Le Mont Bego, 100 000 gravures pour comprendre les Hommes de l’âge du Bronze

Un site du IV e millénaire avant J.-C.

Lieu de passage naturel entre Alpes maritimes et vallée du Pô, la région du Mont Bego est bien connue
depuis longtemps par les communautés des vallées de la Roya ou de la Vésubie pour ses nombreux
lacs et ses alpages. En 1650, Pietro Gioffredo, citant Onorato Lorenso, prêtre de Belvédère, note
dans son ouvrage Storia delle Alpi marittime "Les susdits Lacs des Meraviglie se nomment ainsi,
étant rapporté que les visiteurs découvrent avec émerveillement et stupeur dans leur voisinage
diverses pierres de toutes couleurs, planes et luisantes, ornées de mille sujets d’invention…"

Valle delle Meraviglie : vallée des Merveilles, vallée des Prodiges ou vallée des Signes ?
Au cours du XIXe siècle, nombreux sont les voyageurs, les naturalistes, les hydrogéologues et les
archéologues qui copient et interprètent les gravures des Merveilles.
Figures gravées par des pâtres désœuvrés, traces du passage d’Hannibal, culte dédié à des
divinités païennes ?
En 1869, Matthew Moggridge, botaniste et géologue, compare certaines figures à des signes
hiéroglyphiques.
En 1879, Emile Rivière compare la forme des poignards gravés à des poignards réels découverts dans
des sites archéologiques et les date de l’âge du Bronze (III-IIe millénaire avant J.-C.).
Entre 1881 et 1918, Clarence Bicknell, botaniste anglais, parcourt la région et découvre plus de 12 000
gravures dans le val des Merveilles, le val de Fontanalba et la Valauretta, les vallées qui entourent le
mont Bego.
La région devient le site archéologique à gravures rupestres du Mont Bego.

En 1920, Piero Barocelli, Surintendant de l’archéologie pour la Ligurie, le Piémont et le Val d’Aoste,
ancien élève de Ernesto Schiaparelli, un célèbre égyptologue turinois, prend conscience de
l’immensité du site et de la multitude des roches gravées. Il pressent la nécessité de constituer un
corpus exhaustif des gravures du mont Bego afin de les déchiffrer.

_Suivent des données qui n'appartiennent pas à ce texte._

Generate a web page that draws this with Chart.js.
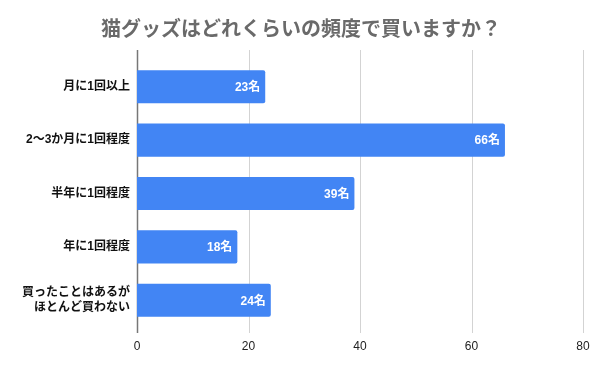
<!DOCTYPE html>
<html>
<head>
<meta charset="utf-8">
<script src="https://cdn.jsdelivr.net/npm/chart.js@4"></script>
<style>
html,body{margin:0;padding:0;background:#fff;}
#wrap{width:602px;height:372px;position:relative;}
</style>
</head>
<body>
<div id="wrap"><canvas id="c" width="602" height="372"></canvas></div>
<script>
const titleText = '猫グッズはどれくらいの頻度で買いますか？';
const categories = [
  '月に1回以上',
  '2〜3か月に1回程度',
  '半年に1回程度',
  '年に1回程度',
  ['買ったことはあるが', 'ほとんど買わない']
];
const values = [23, 66, 39, 18, 24];
const unit = '名';
const xTicks = [0, 20, 40, 60, 80];

const FONT = "'Liberation Sans', 'Noto Sans CJK JP', sans-serif";

const gridPlugin = {
  id: 'customGrid',
  beforeDatasetsDraw(chart) {
    const ctx = chart.ctx;
    const xs = chart.scales.x;
    const a = chart.chartArea;
    ctx.save();
    xTicks.forEach(v => {
      const px = Math.round(xs.getPixelForValue(v)) + 0.5;
      ctx.beginPath();
      if (v === 0) {
        ctx.strokeStyle = '#777';
        ctx.lineWidth = 1.5;
      } else {
        ctx.strokeStyle = '#d3d3d3';
        ctx.lineWidth = 1;
      }
      ctx.moveTo(px, a.top - 10);
      ctx.lineTo(px, a.bottom + 6);
      ctx.stroke();
    });
    ctx.restore();
  }
};

const labelPlugin = {
  id: 'barLabels',
  afterDatasetsDraw(chart) {
    const ctx = chart.ctx;
    const meta = chart.getDatasetMeta(0);
    ctx.save();
    ctx.fillStyle = '#ffffff';
    ctx.font = "bold 12px " + FONT;
    ctx.textAlign = 'right';
    ctx.textBaseline = 'middle';
    meta.data.forEach((el, i) => {
      ctx.fillText(values[i] + unit, el.x - 5, el.y + 1);
    });
    ctx.restore();
  }
};

new Chart(document.getElementById('c'), {
  type: 'bar',
  data: {
    labels: categories,
    datasets: [{
      data: values,
      backgroundColor: '#4285F4',
      borderRadius: 2,
      borderSkipped: 'start',
      barPercentage: 0.62,
      categoryPercentage: 1.0
    }]
  },
  options: {
    indexAxis: 'y',
    responsive: false,
    animation: false,
    devicePixelRatio: 1,
    layout: { padding: { left: 19, right: 19, top: 0, bottom: 0 } },
    plugins: {
      legend: { display: false },
      tooltip: { enabled: false },
      title: {
        display: true,
        text: titleText,
        color: '#6a6a6a',
        font: { family: "'Noto Sans CJK JP', sans-serif", size: 20, weight: 'bold', lineHeight: 1.2 },
        padding: { top: 16, bottom: 20 }
      }
    },
    scales: {
      x: {
        type: 'linear',
        min: 0,
        max: 80,
        afterBuildTicks(scale) { scale.ticks = xTicks.map(v => ({ value: v })); },
        afterFit(scale) { scale.height = 45; },
        grid: { display: false, drawTicks: false },
        border: { display: false },
        ticks: {
          color: '#222',
          padding: 12,
          font: { family: FONT, size: 12 }
        }
      },
      y: {
        afterFit(scale) { scale.width = 118; },
        grid: { display: false, drawTicks: false },
        border: { display: false },
        ticks: {
          color: '#111',
          padding: 7,
          font: { family: FONT, size: 12, weight: 'bold', lineHeight: 1.2 }
        }
      }
    }
  },
  plugins: [gridPlugin, labelPlugin]
});
</script>
</body>
</html>
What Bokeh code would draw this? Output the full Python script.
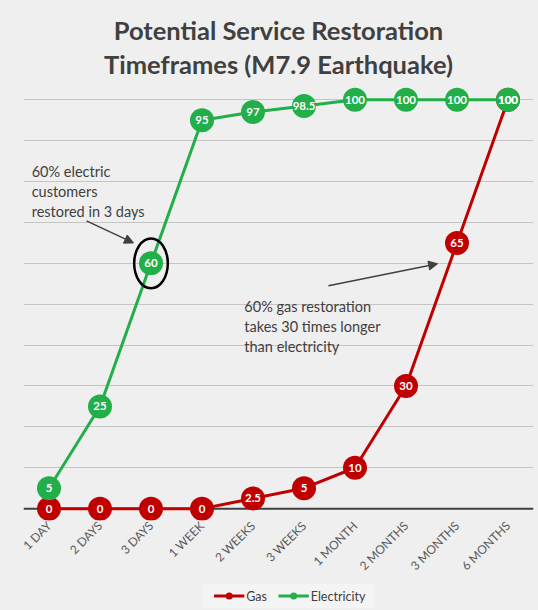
from math import pi
from bokeh.plotting import figure
from bokeh.layouts import column
from bokeh.models import (Range1d, FactorRange, Title, Arrow, NormalHead, Span,
                          FixedTicker, Label)
from bokeh.core.properties import value
from bokeh.embed import file_html
from bokeh.resources import INLINE

# ---- data ----
periods = ["1 DAY", "2 DAYS", "3 DAYS", "1 WEEK", "2 WEEKS", "3 WEEKS",
           "1 MONTH", "2 MONTHS", "3 MONTHS", "6 MONTHS"]
gas = [0, 0, 0, 0, 2.5, 5, 10, 30, 65, 100]
electricity = [5, 25, 60, 95, 97, 98.5, 100, 100, 100, 100]
grid_ticks = [10, 20, 30, 40, 50, 60, 70, 80, 90, 100]
title_lines = ["Potential Service Restoration", "Timeframes (M7.9 Earthquake)"]
note_electric = ["60% electric", "customers", "restored in 3 days"]
note_gas = ["60% gas restoration", "takes 30 times longer", "than electricity"]
series_names = ["Gas", "Electricity"]

RED = "#C00000"
GREEN = "#22AF4A"
DARK = "#404040"
BG = "#efefef"
FONT = "Lato"

p = figure(frame_width=510, frame_height=435,
           x_range=FactorRange(factors=periods),
           y_range=Range1d(-2.9, 103.5),
           output_backend="svg", toolbar_location=None,
           min_border_left=23, min_border_right=5, min_border_top=85,
           min_border_bottom=62)
p.background_fill_color = BG
p.border_fill_color = BG
p.outline_line_color = None

# two-line title: p.title sits outermost, the added Title nearer the plot
p.title.text = title_lines[0]
p.title.align = "center"
p.title.text_font = FONT
p.title.text_font_size = "25.5px"
p.title.text_font_style = "bold"
p.title.text_color = DARK
p.title.standoff = -10
p.add_layout(Title(text=title_lines[1], align="center", text_font=FONT,
                   text_font_size="25.5px", text_font_style="bold",
                   text_color=DARK, standoff=14), "above")

# axes / grid
p.yaxis.visible = False
p.xgrid.visible = False
p.ygrid.ticker = FixedTicker(ticks=grid_ticks)
p.ygrid.grid_line_color = "#c4c4c4"
p.ygrid.grid_line_width = 1
p.xaxis.axis_line_color = None
p.xaxis.major_tick_line_color = None
p.xaxis.minor_tick_line_color = None
p.xaxis.major_tick_out = 0
p.xaxis.major_tick_in = 0
p.xaxis.major_label_orientation = pi / 4
p.xaxis.major_label_text_font = FONT
p.xaxis.major_label_text_font_size = "12px"
p.xaxis.major_label_text_color = "#595959"
p.xaxis.major_label_standoff = 3

p.add_layout(Span(location=0, dimension="width", line_color=DARK,
                  line_width=2, level="underlay"))

# series
p.line(periods, gas, line_color=RED, line_width=3)
p.line(periods, electricity, line_color=GREEN, line_width=3)
p.scatter(periods, gas, size=24, fill_color=RED, line_color=None)
p.scatter(periods, electricity, size=24, fill_color=GREEN, line_color=None)

lbl_kw = dict(text_align="center", text_baseline="middle", text_color="white",
              text_font=value(FONT), text_font_style="bold",
              text_font_size="11.5px")
p.text(periods, gas, text=[f"{v:g}" for v in gas], **lbl_kw)
p.text(periods, electricity, text=[f"{v:g}" for v in electricity], **lbl_kw)

# annotation: ellipse around the 3-day electricity point
idx3 = periods.index("3 DAYS")
p.ellipse(x=[periods[idx3]], y=[electricity[idx3]], width=0.66, height=12.2,
          fill_color=None, line_color="black", line_width=2.5)

step = 4.9
for lines, x0, y0 in [(note_electric, 0.16, 82.4), (note_gas, 4.33, 49.4)]:
    for i, t in enumerate(lines):
        p.add_layout(Label(x=x0, y=y0 - i * step, text=t, text_align="left",
                           text_baseline="alphabetic", text_color=DARK,
                           text_font=FONT, text_font_size="14.5px"))

for xs, ys, xe, ye in [(1.235, 70.4, 2.157, 65.0), (5.98, 54.5, 8.12, 59.9)]:
    p.add_layout(Arrow(end=NormalHead(size=9, fill_color=DARK, line_color=DARK),
                       x_start=xs, y_start=ys, x_end=xe, y_end=ye,
                       line_color=DARK, line_width=1.5))

# ---- legend strip (drawn below the chart) ----
lg = figure(width=538, height=28, x_range=Range1d(0, 538), y_range=Range1d(0, 28),
            output_backend="svg", toolbar_location=None, min_border=0)
lg.axis.visible = False
lg.grid.visible = False
lg.outline_line_color = None
lg.background_fill_color = BG
lg.border_fill_color = BG
lg.quad(left=[188], right=[370], bottom=[2], top=[27], fill_color="#f4f4f4",
        line_color=None)
key_x = [201, 269]
for name, color, kx in zip(series_names, [RED, GREEN], key_x):
    lg.line([kx, kx + 32], [14.5, 14.5], line_color=color, line_width=3)
    lg.scatter([kx + 16], [14.5], size=7, fill_color=color, line_color=None)
    lg.text([kx + 34], [14.5], text=[name], text_baseline="middle",
            text_align="left", text_color=DARK, text_font=value(FONT),
            text_font_size="12.5px")

layout = column(p, lg, spacing=0, styles={"background-color": BG})
open("out.html", "w").write(file_html(layout, INLINE))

Dans ce but, il fait construire sur la
rive nord du lac Long un camp de base des missions archéologiques, le refuge Barocelli, qui sera plus
tard nommé « Refuge des savants », et il invite le sculpteur Carlo Conti à mener chaque été, entre
1928 et 1942, des campagnes de relevés des gravures dans la vallée des Merveilles.
Le corpus des gravures du Mont Bego devient un document graphique sur les IV e et III e
millénaires dans les Alpes du Sud.

Le Professeur Henry de Lumley fait visiter la vallée des Merveilles

En 1967, Henry de Lumley, chercheur au CNRS, reprend les recherches sur le site du Mont Bego.
Reprenant la cartographie de Carlo Conti, il organisera chaque été pendant 50 ans des campagnes de
relevés des roches gravées dans les 7 secteurs à gravures, qui couvrent 1500 hectares de vallées
montagnardes entre 2000 et 2700 mètres d’altitude. Ils ont livré 4200 roches gravées, et plus de 40
000 signes figuratifs dont l’étude se poursuit.

Le répertoire des signes graphiques élémentaires et l’inventaire des signes complexes mettent en
évidence un système graphique stéréotypé proche d’une écriture figurative. Grâce à cette écriture figurative, les graveurs du Mont Bego nous livrent l’essentiel de leurs préoccupations économiques (élevage, agriculture, calendrier agraire), l’avancée de leurs performances technologiques (métallurgie, irrigation, araire) et leur représentation du monde (religion, rites, divination, vœux).